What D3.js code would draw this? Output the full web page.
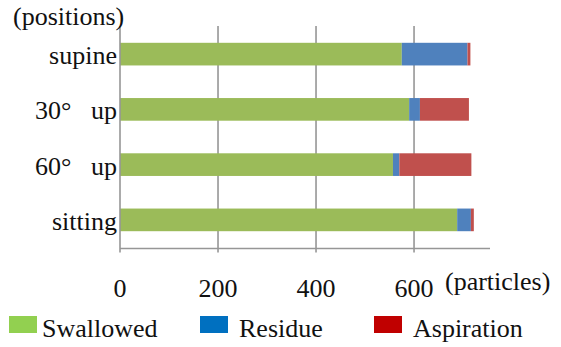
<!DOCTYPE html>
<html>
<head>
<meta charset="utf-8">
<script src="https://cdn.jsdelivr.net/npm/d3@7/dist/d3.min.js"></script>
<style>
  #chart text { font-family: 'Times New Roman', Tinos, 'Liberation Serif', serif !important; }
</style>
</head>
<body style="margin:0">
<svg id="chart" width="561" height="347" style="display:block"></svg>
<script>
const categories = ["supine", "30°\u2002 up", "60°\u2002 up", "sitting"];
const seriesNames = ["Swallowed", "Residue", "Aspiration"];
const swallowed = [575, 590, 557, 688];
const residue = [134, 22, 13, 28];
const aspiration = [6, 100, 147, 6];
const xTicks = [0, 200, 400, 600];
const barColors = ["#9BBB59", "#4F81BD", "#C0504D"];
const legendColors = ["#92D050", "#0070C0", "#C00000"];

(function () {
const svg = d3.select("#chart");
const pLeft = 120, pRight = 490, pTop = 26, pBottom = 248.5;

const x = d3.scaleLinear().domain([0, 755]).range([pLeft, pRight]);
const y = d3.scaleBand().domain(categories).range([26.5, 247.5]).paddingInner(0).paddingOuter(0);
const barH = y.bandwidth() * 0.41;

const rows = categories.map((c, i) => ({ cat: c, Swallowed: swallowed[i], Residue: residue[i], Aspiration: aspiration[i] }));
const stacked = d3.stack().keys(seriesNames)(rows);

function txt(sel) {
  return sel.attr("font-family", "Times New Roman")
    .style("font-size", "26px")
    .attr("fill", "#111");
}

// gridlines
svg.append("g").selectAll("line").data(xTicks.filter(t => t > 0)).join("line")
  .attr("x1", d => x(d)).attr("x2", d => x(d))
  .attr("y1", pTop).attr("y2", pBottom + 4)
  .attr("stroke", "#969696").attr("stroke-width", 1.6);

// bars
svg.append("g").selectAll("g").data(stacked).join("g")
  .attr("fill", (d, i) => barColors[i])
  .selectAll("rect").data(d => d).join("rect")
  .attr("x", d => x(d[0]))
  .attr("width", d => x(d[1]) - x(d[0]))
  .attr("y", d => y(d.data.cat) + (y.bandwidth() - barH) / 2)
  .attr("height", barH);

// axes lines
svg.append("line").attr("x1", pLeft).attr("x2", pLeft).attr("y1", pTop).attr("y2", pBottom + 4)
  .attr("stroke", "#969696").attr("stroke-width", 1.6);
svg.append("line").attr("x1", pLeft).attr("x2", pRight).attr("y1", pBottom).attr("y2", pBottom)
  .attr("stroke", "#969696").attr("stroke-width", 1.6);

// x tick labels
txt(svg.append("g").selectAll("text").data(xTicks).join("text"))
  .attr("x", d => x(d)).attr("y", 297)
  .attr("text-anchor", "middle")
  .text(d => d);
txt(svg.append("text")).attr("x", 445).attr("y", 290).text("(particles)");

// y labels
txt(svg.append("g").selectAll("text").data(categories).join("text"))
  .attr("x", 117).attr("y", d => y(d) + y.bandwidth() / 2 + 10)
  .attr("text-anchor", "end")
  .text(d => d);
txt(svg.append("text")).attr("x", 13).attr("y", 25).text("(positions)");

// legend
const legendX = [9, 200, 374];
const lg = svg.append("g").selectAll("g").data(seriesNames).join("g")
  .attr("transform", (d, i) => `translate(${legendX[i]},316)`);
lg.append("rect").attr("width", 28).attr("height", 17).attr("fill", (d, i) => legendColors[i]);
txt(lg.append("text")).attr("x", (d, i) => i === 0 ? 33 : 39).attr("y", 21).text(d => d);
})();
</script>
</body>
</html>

• • •

Output all of the data exactly as it stands, minus any images.

What D3.js code would draw this? Output the full web page.
<!DOCTYPE html>
<html>
<head>
<meta charset="utf-8">
<script src="https://cdn.jsdelivr.net/npm/d3@7/dist/d3.min.js"></script>
<style>
  #chart text { font-family: 'Times New Roman', Tinos, 'Liberation Serif', serif !important; }
</style>
</head>
<body style="margin:0">
<svg id="chart" width="561" height="347" style="display:block"></svg>
<script>
const categories = ["supine", "30°\u2002 up", "60°\u2002 up", "sitting"];
const seriesNames = ["Swallowed", "Residue", "Aspiration"];
const swallowed = [575, 590, 557, 688];
const residue = [134, 22, 13, 28];
const aspiration = [6, 100, 147, 6];
const xTicks = [0, 200, 400, 600];
const barColors = ["#9BBB59", "#4F81BD", "#C0504D"];
const legendColors = ["#92D050", "#0070C0", "#C00000"];

(function () {
const svg = d3.select("#chart");
const pLeft = 120, pRight = 490, pTop = 26, pBottom = 248.5;

const x = d3.scaleLinear().domain([0, 755]).range([pLeft, pRight]);
const y = d3.scaleBand().domain(categories).range([26.5, 247.5]).paddingInner(0).paddingOuter(0);
const barH = y.bandwidth() * 0.41;

const rows = categories.map((c, i) => ({ cat: c, Swallowed: swallowed[i], Residue: residue[i], Aspiration: aspiration[i] }));
const stacked = d3.stack().keys(seriesNames)(rows);

function txt(sel) {
  return sel.attr("font-family", "Times New Roman")
    .style("font-size", "26px")
    .attr("fill", "#111");
}

// gridlines
svg.append("g").selectAll("line").data(xTicks.filter(t => t > 0)).join("line")
  .attr("x1", d => x(d)).attr("x2", d => x(d))
  .attr("y1", pTop).attr("y2", pBottom + 4)
  .attr("stroke", "#969696").attr("stroke-width", 1.6);

// bars
svg.append("g").selectAll("g").data(stacked).join("g")
  .attr("fill", (d, i) => barColors[i])
  .selectAll("rect").data(d => d).join("rect")
  .attr("x", d => x(d[0]))
  .attr("width", d => x(d[1]) - x(d[0]))
  .attr("y", d => y(d.data.cat) + (y.bandwidth() - barH) / 2)
  .attr("height", barH);

// axes lines
svg.append("line").attr("x1", pLeft).attr("x2", pLeft).attr("y1", pTop).attr("y2", pBottom + 4)
  .attr("stroke", "#969696").attr("stroke-width", 1.6);
svg.append("line").attr("x1", pLeft).attr("x2", pRight).attr("y1", pBottom).attr("y2", pBottom)
  .attr("stroke", "#969696").attr("stroke-width", 1.6);

// x tick labels
txt(svg.append("g").selectAll("text").data(xTicks).join("text"))
  .attr("x", d => x(d)).attr("y", 297)
  .attr("text-anchor", "middle")
  .text(d => d);
txt(svg.append("text")).attr("x", 445).attr("y", 290).text("(particles)");

// y labels
txt(svg.append("g").selectAll("text").data(categories).join("text"))
  .attr("x", 117).attr("y", d => y(d) + y.bandwidth() / 2 + 10)
  .attr("text-anchor", "end")
  .text(d => d);
txt(svg.append("text")).attr("x", 13).attr("y", 25).text("(positions)");

// legend
const legendX = [9, 200, 374];
const lg = svg.append("g").selectAll("g").data(seriesNames).join("g")
  .attr("transform", (d, i) => `translate(${legendX[i]},316)`);
lg.append("rect").attr("width", 28).attr("height", 17).attr("fill", (d, i) => legendColors[i]);
txt(lg.append("text")).attr("x", (d, i) => i === 0 ? 33 : 39).attr("y", 21).text(d => d);
})();
</script>
</body>
</html>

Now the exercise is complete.